Other income included net interest expense of about $500,000 and a currency gain of $600,000 in the 2009 quarter compared to net interest income of about $400,000 and a currency loss of $100,000 in the comparable 2008 quarter. The company’s tax rate was about 32.3% for the quarter. The company expects the rate to be about 34.0% for the next two quarters.

Foreign currency fluctuations reduced sales and operating profit by about $12 million and $2 million, respectively, for the quarter.

Capital expenditures were $11 million for the six-month period just ended compared to $17 million in the 2008 six-month period. The company expects capital spending will be about $15 million to $20 million during the second half of 2009.

Cash flow continues to be strong. Cash flow from operations, excluding changes in the company’s short-term investments, was $53 million in the 2009 six-month period compared to $56 million in the comparable period last year. The company did not repurchase any of the company’s common stock in the second quarter. Approximately $187 million remains outstanding under the company’s current share repurchase authorization.

The company expects free cash flow to remain strong for the remainder of 2009. Our balance sheet is very strong, and the company has available borrowing capacity under the company’s current credit facility. Barring more acquisitions or share repurchases later this year, the company expects to continue to repay outstanding borrowings and expect to be largely debt-free, net of the company’s available cash, by the end of 2009.

In the second quarter of 2009, the company recorded about a $300,000 reduction in interest expense due to a mark-to-market adjustment in the company’s interest rate swap which expires in early 2010. In the second quarter of 2008, the company had recorded a $1.1 million reduction in interest expense related to the swap.
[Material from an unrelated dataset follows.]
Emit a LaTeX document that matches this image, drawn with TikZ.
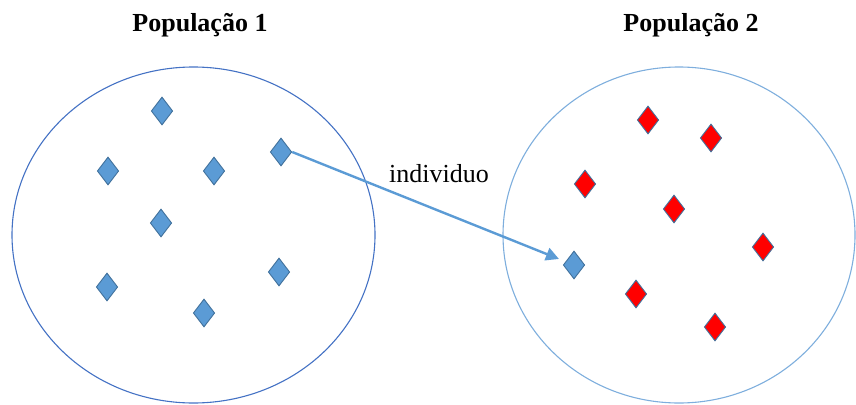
\documentclass[tikz,border=0pt]{standalone}
\usepackage{fontspec}
\setmainfont{Liberation Serif}
\usetikzlibrary{shapes.geometric,arrows.meta}
\definecolor{popA}{HTML}{4472C4}
\definecolor{popB}{HTML}{7EAEDD}
\definecolor{gemfill}{HTML}{5B9BD5}
\definecolor{gemedge}{HTML}{41719C}
\definecolor{linkcol}{HTML}{5B9BD5}
\tikzset{
  gem/.style={diamond, draw=gemedge, line width=0.9pt, fill=gemfill,
    inner sep=0pt, minimum width=21.5pt, minimum height=28pt},
  redgem/.style={gem, fill=red},
  title/.style={font=\fontsize{26}{30}\selectfont\bfseries, anchor=base},
  tag/.style={font=\fontsize{26}{30}\selectfont, anchor=base},
  link/.style={draw=linkcol, line width=2.4pt,
    -{Triangle[length=13pt,width=13pt]}, shorten >=7pt}
}
\begin{document}
\begin{tikzpicture}[x=1pt,y=-1pt]
  \useasboundingbox (0,0) rectangle (856,404);
  % the two populations
  \draw[popA, line width=1.1pt] (193.5,235) ellipse [x radius=181.5pt, y radius=168pt];
  \draw[popB, line width=1.1pt] (679,235) ellipse [x radius=176pt, y radius=168pt];
  \node[title] (t1) at (200,32) {População 1};
  \node[title] (t2) at (691,32) {População 2};
  % members of population 1
  \node[gem] (a1) at (162,111) {};
  \node[gem] (a2) at (108,171) {};
  \node[gem] (a3) at (214,171) {};
  \node[gem] (a4) at (281,152) {};
  \node[gem] (a5) at (161,223) {};
  \node[gem] (a6) at (107,287) {};
  \node[gem] (a7) at (279,272) {};
  \node[gem] (a8) at (204,313) {};
  % members of population 2
  \node[redgem] (b1) at (648,120) {};
  \node[redgem] (b2) at (711,138) {};
  \node[redgem] (b3) at (585,184) {};
  \node[redgem] (b4) at (674,209) {};
  \node[redgem] (b5) at (763,247) {};
  \node[redgem] (b6) at (636,294) {};
  \node[redgem] (b7) at (715,327) {};
  % migrated individual
  \node[gem] (m) at (574,265) {};
  \draw[link] (a4.east) -- (m);
  \node[tag] (lbl) at (439,182) {individuo};
\end{tikzpicture}
\end{document}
If interest rates remain unchanged, the company estimates that the company will record a further reduction of $900,000 in the third quarter and a $1.2 million reduction in the fourth quarter of 2009 in interest expense as the swap unwinds.
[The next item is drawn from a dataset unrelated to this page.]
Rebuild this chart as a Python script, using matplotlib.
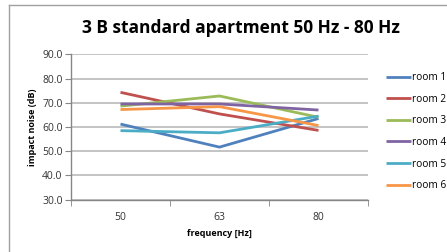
import numpy as np
import matplotlib
matplotlib.use("Agg")
import matplotlib.pyplot as plt
from matplotlib.lines import Line2D

freqs = ["50", "63", "80"]
room1 = [61.2, 51.7, 63.5]
room2 = [74.3, 65.4, 58.6]
room3 = [68.6, 72.8, 64.0]
room4 = [69.5, 69.5, 67.0]
room5 = [58.5, 57.6, 64.5]
room6 = [67.2, 68.4, 60.6]
names = ["room 1", "room 2", "room 3", "room 4", "room 5", "room 6"]
colors = ["#4F81BD", "#C0504D", "#9BBB59", "#8064A2", "#4BACC6", "#F79646"]

plt.rcParams['font.family'] = ['Open Sans', 'DejaVu Sans']
fig = plt.figure(figsize=(4.47, 2.52), dpi=100)
W, H = 447, 252
ax = fig.add_axes([71 / W, 1 - 199.7 / H, (368 - 71) / W, (199.7 - 54.3) / H])

x = np.arange(len(freqs))
for ys, nm, c in zip([room1, room2, room3, room4, room5, room6], names, colors):
    ax.plot(x, ys, color=c, lw=2.0, label=nm, solid_capstyle='butt')

ax.set_xlim(-0.5, 2.5)
ax.set_ylim(30, 90)
ax.set_yticks(np.arange(30, 91, 10))
ax.set_yticklabels(["%.1f" % v for v in np.arange(30, 91, 10)], fontsize=7.5, color="#333333")
ax.set_xticks(x)
ax.set_xticklabels(freqs, fontsize=7.5, color="#333333")
ax.tick_params(axis='x', which='major', length=0, pad=9)
ax.set_xticks([-0.5, 0.5, 1.5, 2.5], minor=True)
ax.tick_params(axis='x', which='minor', length=4, color="#868686", direction='out')
ax.tick_params(axis='y', length=4, color="#868686", pad=2)
ax.grid(axis='y', color="#BFBFBF", lw=1.3)
ax.set_axisbelow(True)
for s in ['top', 'right']:
    ax.spines[s].set_visible(False)
for s in ['left', 'bottom']:
    ax.spines[s].set_color("#868686")
    ax.spines[s].set_linewidth(1.0)

ax.set_xlabel("frequency [Hz]", fontsize=6.5, fontweight='bold', labelpad=4)
ax.set_ylabel("impact noise (dB)", fontsize=6.5, fontweight='bold', labelpad=4)
fig.text(241 / W, 1 - 28 / H, "3 B standard apartment 50 Hz - 80 Hz",
         ha='center', va='center', fontsize=12.5, fontweight='bold')

ax.legend(loc='upper left', bbox_to_anchor=(382 / W, 1 - 68 / H),
          bbox_transform=fig.transFigure, frameon=False, fontsize=7.3,
          handlelength=2.5, handletextpad=0.1, labelspacing=1.05, borderaxespad=0)

fig.add_artist(Line2D([9 / W, 9 / W], [0, 1 - 5 / H], transform=fig.transFigure,
                      color="#A0A0A0", lw=1.0))
fig.add_artist(Line2D([9 / W, 1], [1 - 5 / H, 1 - 5 / H], transform=fig.transFigure,
                      color="#A0A0A0", lw=1.0))

fig.savefig("out.png", dpi=100)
Our principal raw material costs were much lower in the second quarter of 2009 than they were in the same quarter in 2008 particularly for most grades of steel, but also for filter media, packaging materials, aluminum, specialty metals, gaskets and resins. The company is beginning to see signs of increasing costs for certain raw materials, though not for steel which is the company’s purchased commodity.

The company has implemented many cost reduction programs throughout CLARCOR, including headcount reductions, wage freezes, consolidation of manufacturing plants and controls over discretionary spending. As cost controls take hold, the company expects to see an increasing drop in discretionary spending as 2009 unfolds compared to 2008. Selling and administrative costs declined by 3% in the first fiscal quarter of 2009 compared to 2008 and by 8% in the second quarter of 2009 compared to the prior year’s second quarter.
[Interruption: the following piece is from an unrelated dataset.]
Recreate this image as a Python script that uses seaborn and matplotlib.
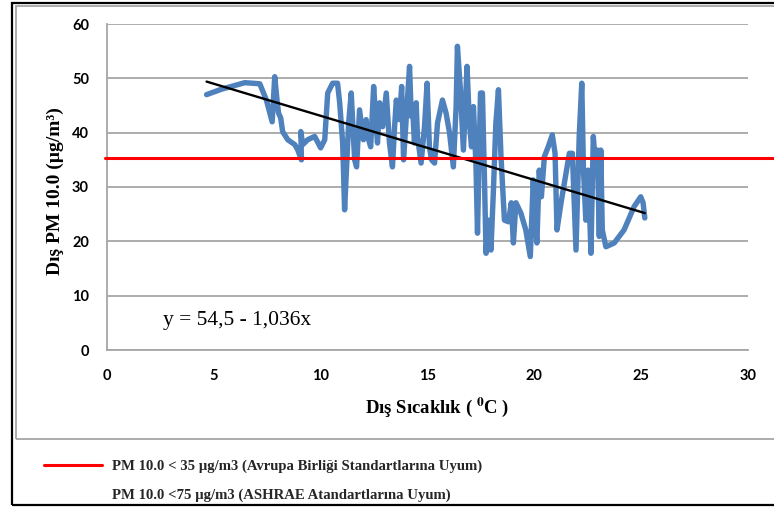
import matplotlib
matplotlib.use("Agg")
import numpy as np
import pandas as pd
import seaborn as sns
import matplotlib.pyplot as plt
from matplotlib.lines import Line2D
from matplotlib.patches import Rectangle

# ---- data ----
temp = [4.66, 5.36, 6.45, 7.15, 7.46, 7.62, 7.73, 7.85, 7.97, 8.03,
        8.13, 8.22, 8.46, 8.79, 8.93, 9.10, 9.07, 9.16, 9.39, 9.72,
        10.0, 10.19, 10.33, 10.56, 10.79, 10.89, 11.03, 11.12, 11.31, 11.43,
        11.59, 11.68, 11.82, 11.92, 12.0, 12.13, 12.2, 12.34, 12.48, 12.6,
        12.66, 12.76, 12.9, 13.07, 13.22, 13.36, 13.46, 13.54, 13.69, 13.79,
        13.88, 14.0, 14.16, 14.24, 14.3, 14.39, 14.47, 14.53, 14.7, 14.86,
        14.98, 15.09, 15.19, 15.33, 15.47, 15.7, 15.87, 16.03, 16.21, 16.34,
        16.4, 16.54, 16.68, 16.85, 16.96, 17.06, 17.15, 17.27, 17.34, 17.48,
        17.57, 17.66, 17.74, 17.85, 17.97, 18.08, 18.2, 18.32, 18.44, 18.6,
        18.79, 18.92, 19.02, 19.14, 19.37, 19.6, 19.81, 19.95, 20.0, 20.12,
        20.23, 20.33, 20.47, 20.65, 20.84, 20.97, 21.06, 21.25, 21.43, 21.64,
        21.78, 21.95, 22.1, 22.22, 22.3, 22.41, 22.52, 22.65, 22.76, 22.88,
        22.95, 23.04, 23.11, 23.18, 23.35, 23.74, 24.2, 24.67, 24.98, 25.09,
        25.17]
pm10 = [47.0, 48.0, 49.2, 49.0, 46.0, 43.6, 42.0, 50.3, 45.5, 43.6,
        42.7, 40.2, 38.7, 37.8, 36.8, 35.0, 40.2, 37.8, 38.7, 39.3,
        37.2, 38.7, 47.3, 49.1, 49.1, 45.5, 38.1, 25.8, 41.8, 47.3,
        35.0, 33.7, 44.2, 41.1, 38.7, 42.4, 39.3, 37.4, 48.5, 41.1,
        38.1, 45.5, 41.1, 47.3, 38.1, 33.7, 41.1, 46.0, 42.4, 48.5,
        35.0, 42.4, 52.2, 43.0, 44.8, 38.1, 45.5, 39.3, 34.4, 41.1,
        49.1, 37.4, 35.0, 34.4, 41.8, 46.0, 43.6, 40.0, 33.7, 44.8,
        55.9, 47.9, 36.8, 52.2, 41.8, 37.4, 44.8, 33.8, 21.5, 47.3,
        47.3, 32.6, 17.8, 23.9, 18.4, 28.9, 41.8, 47.9, 35.6, 23.9,
        23.6, 27.1, 19.7, 27.1, 25.2, 22.1, 17.2, 31.3, 25.8, 19.7,
        33.1, 28.2, 35.6, 37.4, 39.6, 36.2, 22.1, 27.1, 31.3, 36.2,
        36.2, 18.4, 39.3, 49.1, 33.1, 23.9, 33.1, 17.8, 39.3, 33.1,
        36.8, 20.9, 36.8, 22.1, 19.0, 19.7, 22.1, 26.4, 28.2, 27.1,
        24.3]

trend_intercept = 54.9
trend_slope = -1.18
eu_limit = 35.4

equation_text = "y = 54,5 - 1,036x"
x_label = "Dış Sıcaklık ( $^{\\mathbf{0}}$C )"
y_label = "Dış PM 10.0 (µg/m³)"
legend_labels = ["PM 10.0 < 35 µg/m3 (Avrupa Birliği Standartlarına Uyum)",
                 "PM 10.0 <75 µg/m3 (ASHRAE Atandartlarına Uyum)"]
x_ticks = [0, 5, 10, 15, 20, 25, 30]
y_ticks = [0, 10, 20, 30, 40, 50, 60]

# ---- drawing ----
sns.set_theme(style="white")
plt.rcParams["font.family"] = ["Liberation Serif", "DejaVu Serif"]
plt.rcParams["mathtext.fontset"] = "stix"

W, H = 774, 508
fig = plt.figure(figsize=(W / 100, H / 100), dpi=100)
fig.patch.set_facecolor("white")
ax = fig.add_axes([107 / W, 1 - 350 / H, (748 - 107) / W, (350 - 24) / H])
ax.set_facecolor("white")

# frames
fig.add_artist(Rectangle((12 / W, 3 / H), 1.2, 1 - 6 / H, transform=fig.transFigure,
                         fill=False, ec="black", lw=1.6, clip_on=False))
fig.add_artist(Rectangle((16 / W, 1 - 439 / H), 1.2, (439 - 6) / H, transform=fig.transFigure,
                         fill=False, ec="#A6A6A6", lw=1.3, clip_on=False))

df = pd.DataFrame({"temp": temp, "pm10": pm10})
sns.lineplot(data=df, x="temp", y="pm10", sort=False, estimator=None,
             color="#4F81BD", linewidth=3.9, ax=ax,
             solid_joinstyle="round", solid_capstyle="round", zorder=3)

tx = np.array([min(temp), max(temp)])
trend = pd.DataFrame({"x": tx, "y": trend_intercept + trend_slope * tx})
sns.lineplot(data=trend, x="x", y="y", color="black", linewidth=1.7, ax=ax, zorder=4)

ax.axhline(eu_limit, xmin=-0.003, xmax=1.041, color="red", lw=2.2, clip_on=False, zorder=5)

ax.set_xlim(0, 30)
ax.set_ylim(0, 60)
ax.set_xticks(x_ticks)
ax.set_yticks(y_ticks)
ax.yaxis.grid(True, color="#A6A6A6", lw=1.3)
ax.xaxis.grid(False)
ax.set_axisbelow(True)
for s in ["top", "right"]:
    ax.spines[s].set_visible(False)
for s in ["left", "bottom"]:
    ax.spines[s].set_color("#A6A6A6")
    ax.spines[s].set_linewidth(1.3)

ax.tick_params(axis="both", length=0)
ax.tick_params(axis="y", pad=13)
ax.tick_params(axis="x", pad=14)
for lab in ax.get_xticklabels() + ax.get_yticklabels():
    lab.set_fontfamily("Lato")
    lab.set_fontweight("bold")
    lab.set_fontsize(10.5)
    lab.set_color("black")

ax.set_xlabel(x_label, fontsize=13.5, fontweight="bold", family="Liberation Serif", color="black")
ax.set_ylabel(y_label, fontsize=14, fontweight="bold", family="Liberation Serif", color="black")
ax.xaxis.set_label_coords((437 - 107) / 641, (350 - 396) / 326)
ax.yaxis.set_label_coords((64 - 107) / 641, (350 - 191) / 326)

ax.text(2.6, 5.5, equation_text, fontsize=15.5, va="center", ha="left",
        family="Liberation Serif", color="black")

handles = [Line2D([], [], color="red", lw=2.2), Line2D([], [], color="none")]
fig.legend(handles, legend_labels, loc="upper left",
           bbox_to_anchor=(37 / W, 1 - 452 / H), frameon=False, borderpad=0,
           handlelength=3.9, handletextpad=0.7, labelspacing=1.05,
           prop={"family": "Liberation Serif", "weight": "bold", "size": 10.6})

fig.savefig("out.png", dpi=100)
Based on the company’s first half results and current backlog, we expect the company’s 2009 full-year sales to decline by about 10% to 12% from 2008, but that second-half sales will decline by 7% to 9% compared to the second half of 2008. Although the company will not record the company’s 17th consecutive year of record sales and earnings in 2009, the company expects 2009 will still be the company’s fourth most profitable year in a company with a 105-year history. The company believes it has many opportunities to grow in 2010 and 2011. In 2010, the company expects the over-the-road trucking and railroad markets to recover, the company’s CLC Air operation to reach an 8% operating margin on higher sales and the company’s natural gas filtration business to have another good year. The company expects to see a recovery in most other markets, particularly in oil drilling, aerospace and fibers, and growth for the company’s packaging operations.